Refugees with intellectual disabilities are a largely forgotten and highly vulnerable group on the margins of the global displacement crisis. David Evangelista of the Special Olympics explains how the movement offers an alternative model for embracing refugees.
AMONG THE 65.6 million people displaced around the world, it is estimated that 7.7 million have disabilities, with around half a million having an intellectual disability. These are just conservative estimates given the very low reporting rates for disability figures.
Shrouded in stigma, people with intellectual disabilities are one of the most misunderstood populations in the world today – seen as burdens on their communities, as a population that poses only challenges and no opportunities.
Refugees with intellectual disabilities exist on the margins of the global displacement crisis. While images of refugees on the move have captivated the world’s attention, refugees with intellectual disabilities remain a largely forgotten population. In our connected social media world, they are often disconnected by lack of access to technology, and their voices are rarely heard in the centers of policymaking.
The U.N. refugee agency UNHCR, for example, has identified the specific needs of refugees with intellectual disabilities as an area that requires increased financing, attention and global advocacy.
Yet discussions about how to better support refugees are often riddled by fear, isolation and myth. The world needs a fresh approach to integration of refugees and their new societies.

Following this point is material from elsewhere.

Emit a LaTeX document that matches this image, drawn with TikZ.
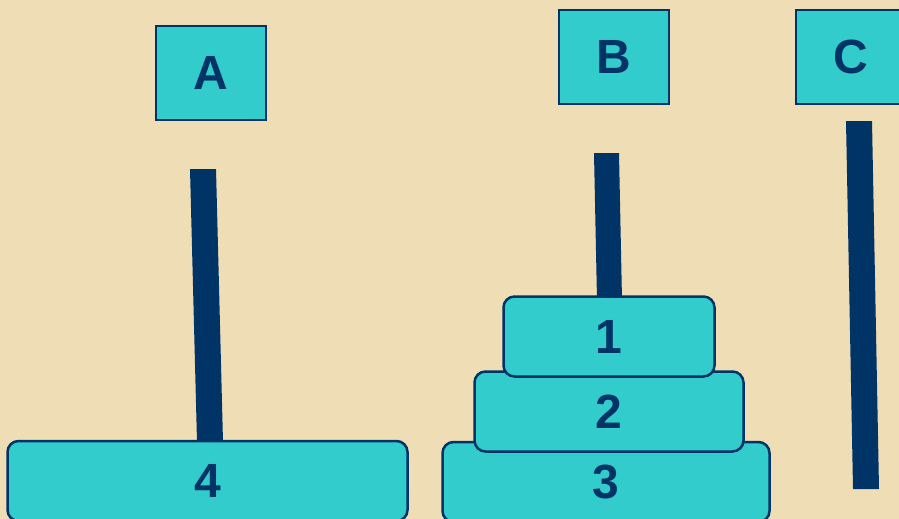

One model for this new approach comes from a group that is even more misunderstood than refugees – the athletes of Special Olympics.
“Special Olympics gave me a new home,” said Mina Bahgat, speaking at the United Nations during the Annual Lions Day event on March 4. Bahgat is a refugee with an intellectual disability from the Middle East now resettled in the Netherlands with his family. “As a refugee, I was welcomed into a new community, a new family. I learned how to speak Dutch, even learned how to speed skate.”
Stuck within the confines of his home as a young boy, Bahgat is now a young man who boasts of winning Olympic medals in short-track speed skating at the 2017 Special Olympics World Winter Games in Austria.
Mina was once seen as a burden on his community. Now he’s a medalist. And in his new country of Holland, he’s making headlines, with his story receiving coverage in the Dutch press.
No population understands entrenched stigma and discrimination better than people with intellectual disabilities. According to the 2012 World Bank/WHO World Report on Disability, the global population of people with intellectual disabilities remains perhaps the most marginalized group in the world.
Often relegated to faraway institutions or the darkness of a hidden home, many have almost no self-determination, the lowest forms of community engagement, and one of the highest rates of physical, sexual and emotional abuse of any population group in the world. These vulnerabilities become even more acute for migrants and refugees with intellectual disabilities
The Special Olympics athletes also understand better than most the power of sport to unite across divides.
In May, athletes from Special Olympics Cyprus invited refugee youth from the Kofinou Reception Centre for asylum seekers to come and play a floorball match in Larnaca. The refugee girls and boys came from countries including Syria, Somalia, Yemen and Iraq. Many had witnessed incomprehensible horrors and hardships, but on the floorball pitch friendship replaced fear.
The Special Olympics athletes in Malta followed suit in July, extending an invitation to the youngest refugees to the Special Olympics Early Childhood Development program – Young Athletes. Together, they engage in simple play activities, develop motor skills and learn basic sports.
The athletes place a high degree of importance on the need to “play unified,” in which athletes with and without intellectual disabilities play sport together. It is a proven tactic for promoting understanding and fostering friendships, even in the face of difference. Of the 5.6 million Special Olympics athletes around the world, 725,898 are “unified” playing partners.
The Special Olympics is no longer a program for individuals with intellectual disabilities, it is a movement from them. Across many countries, the athletes of Special Olympics invite their friends, refugees and non-refugees alike, to hit the pitch, the court, the pool as part of a strong message to the global community: If we can play unified, we can live unified.
Last week, we celebrated the life of Eunice Kennedy Shriver, the founder of Special Olympics, on July 20. It was on this date in 1968 that the very first Special Olympics Games were held at Soldier Field, Chicago. We remember Mrs. Shriver’s words, spoken to athletes at that event: “Let me win, but if I cannot win, let me be brave in the attempt.”
Refugees and migrants, especially those with an intellectual disability, have already braved so much. It is now time for civil society and the international community to take note of the example put forth by Special Olympics athletes. The hand of friendship offered from one marginalized group to another is an example to us all.